If you made those respellings, we'd be back to Timed Divs, but see http://lists.whatwg.org/pipermail/whatwg-whatwg.org/2010-July/027283.html for my argument against that proposal (and logically any proposal that's effectively the same with trivial renaming).

> This makes it a document that can also easily be encapsulated in binary media resources such as WebM, Ogg or MPEG-4 because each cue is essentially a "codec data page" associated with a given timeline, while anything in the root and head element are "codec headers". In this way, the hierarchical document structure is easily flattened.

As discussed in http://lists.whatwg.org/pipermail/whatwg-whatwg.org/2010-July/027283.html , muxing into a media resource places contraints on the processing model. For sanity, the rendering-time processing model should be the same for the muxed case and the standalone case. The logical consequences of the constraints imposed by muxing would make the necessary processing model violate the author expectations (that are markup document is available as a full document tree for selector matching) suggested by the WMML syntax in the standalone case.

> 2. There is a natural mapping of WebSRT into in-band text tracks.
> Each cue naturally maps into a encoding page (just like a WMML cue does, too). But in WebSRT, because the setup information is not brought in a hierarchical element surrounding all cues, it is easier to just chuck anything that comes before the first cue into an encoding header page. For WMML, this problem can be solved, but it is less natural.

Worse, the effects of the "less natural" part violate reasonable author expectations of what the tree that participates in selector matching is.

> 3. I am not too sure, but the "voice" markup may be useful.
> At this point I do wonder whether it has any further use than a @class attribute has in normal markup, but the idea of providing some semantic information about the content in cues is interesting.

I'm rather unconvinced by the voice markup as well. As far as I can tell, the voice markup is syntactic sugar for class for practical purposes. (I don't give much value to arguments that voices are more semantic than classes if the pratical purpose in to achieve visual effects for caption rendering.) Common translation subtitling works just fine without voice identification and (based on information in this thread) the original .srt doesn't have voices.

If voices are really needed for captioning use cases, I think it makes sense to balance the rarity of that need within the captioning spherewith the complexity of introducing syntactic sugar over the class attribute and the class selector. Do all captions use voice identification? Many? Only some? If only some captions (compared to the set of all captions--not to the set of captions plus subtitles) use voice identification, perhaps class in good enough. If nearly all captions use voice identification, sugaring might have merit.
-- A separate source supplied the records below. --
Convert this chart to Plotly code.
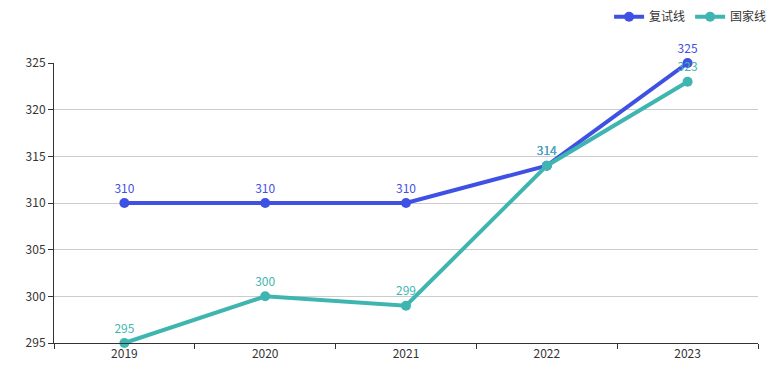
import plotly.graph_objects as go

years = ["2019", "2020", "2021", "2022", "2023"]
retest_line = [310, 310, 310, 314, 325]
national_line = [295, 300, 299, 314, 323]
y_ticks = [295, 300, 305, 310, 315, 320, 325]

blue = "#3f51e3"
teal = "#3fb5b1"

fig = go.Figure()
fig.add_trace(go.Scatter(
    x=years, y=retest_line, name="复试线", mode="lines+markers+text",
    line=dict(color=blue, width=4), marker=dict(size=10, color=blue),
    text=[str(v) for v in retest_line], textposition="top center",
    textfont=dict(color=blue, size=12), cliponaxis=False,
))
fig.add_trace(go.Scatter(
    x=years, y=national_line, name="国家线", mode="lines+markers+text",
    line=dict(color=teal, width=4), marker=dict(size=10, color=teal),
    text=[str(v) for v in national_line], textposition="top center",
    textfont=dict(color=teal, size=12), cliponaxis=False,
))

fig.update_layout(
    width=782, height=376,
    margin=dict(l=54, r=24, t=63, b=33, autoexpand=False),
    paper_bgcolor="white", plot_bgcolor="white",
    font=dict(family="Microsoft YaHei, Noto Sans CJK SC, sans-serif", size=12, color="#333"),
    showlegend=True,
    legend=dict(orientation="h", x=1.02, xanchor="right", y=1.165, yanchor="middle",
                font=dict(size=12, color="#333"), itemwidth=30,
                bgcolor="rgba(0,0,0,0)"),
    hovermode=False,
)
fig.update_xaxes(
    type="category", range=[-0.5, 4.5], tickson="boundaries",
    showline=True, linecolor="#333", linewidth=1,
    ticks="outside", ticklen=5, tickcolor="#333",
    showgrid=False, tickfont=dict(size=12, color="#333"),
)
fig.update_yaxes(
    range=[295, 325], tickvals=y_ticks,
    showline=True, linecolor="#333", linewidth=1,
    ticks="outside", ticklen=5, tickcolor="#333",
    showgrid=True, gridcolor="#ccc", gridwidth=1,
    zeroline=False, tickfont=dict(size=12, color="#333"),
)

fig.write_html("out.html", config={"displayModeBar": False},
               post_script="document.body.style.margin='0';")
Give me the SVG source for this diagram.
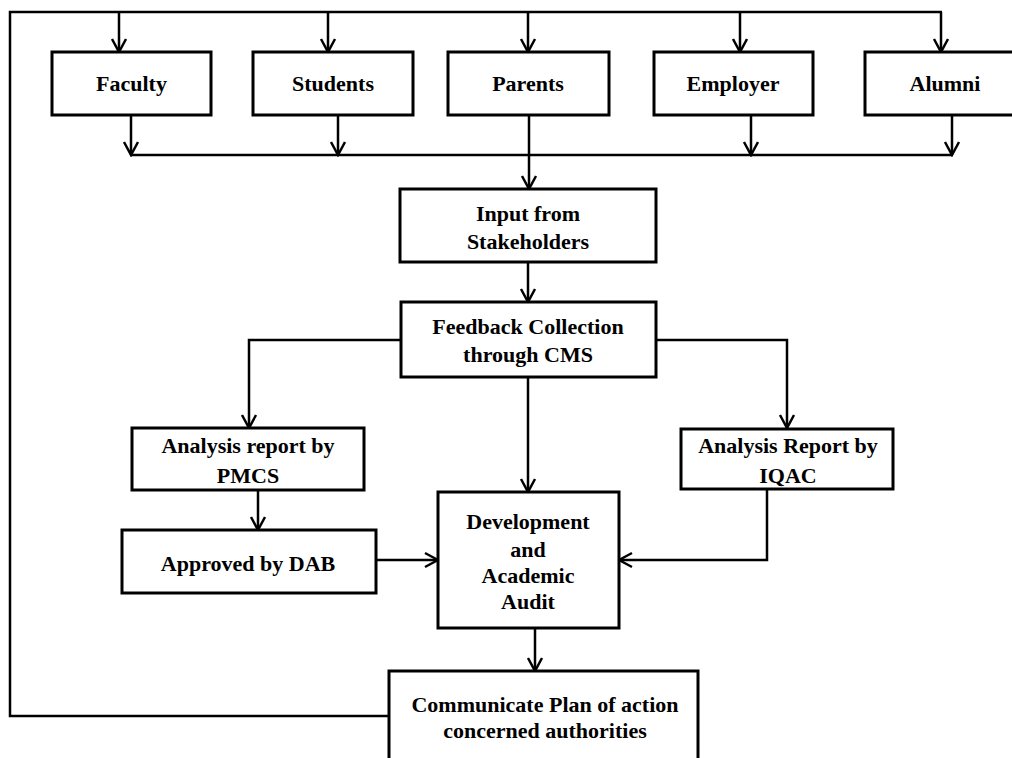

> * there is no possibility to add file-wide metadata to WebSRT; things about authoring and usage rights as well as information about the media resource that the file relates to should be kept within the file. Almost all subtitle and caption format have the possibility for such metadata and we know from image, music and video resources how important it is to have the ability to keep such metadata inside the resource.

Generic metadata mechanisms are a slippery slope into a rathole, so it would be good not to go there. (One minute you have something like Dublin Core that looks simple enough and the next minute you have RDF, ontologies, etc., etc.)

> * there is no means to identify which parser is required in the cues (is it "plain text", "minimal markup", or "anything"?) and therefore it is not possible for an application to know how it should parse the cues.

I think it would be reasonable to always use the HTML fragment parsing algorithm for cues and require authors who just want something plain text-ish to escape < and &.

> * there is no version number on the format, thus it will be difficult to introduce future changes.

Version indicators in Web formats are an anti-pattern. Others have already pointed to the HTML WG versioning poll, etc.

> In fact, the subtitling community itself has already expressed their objections to building an extension of SRT, see http://forum.doom9.org/showthread.php?p=1396576 , so we shouldn't try to enforce something that those for whom it was done don't want. A clean slate will be better for all.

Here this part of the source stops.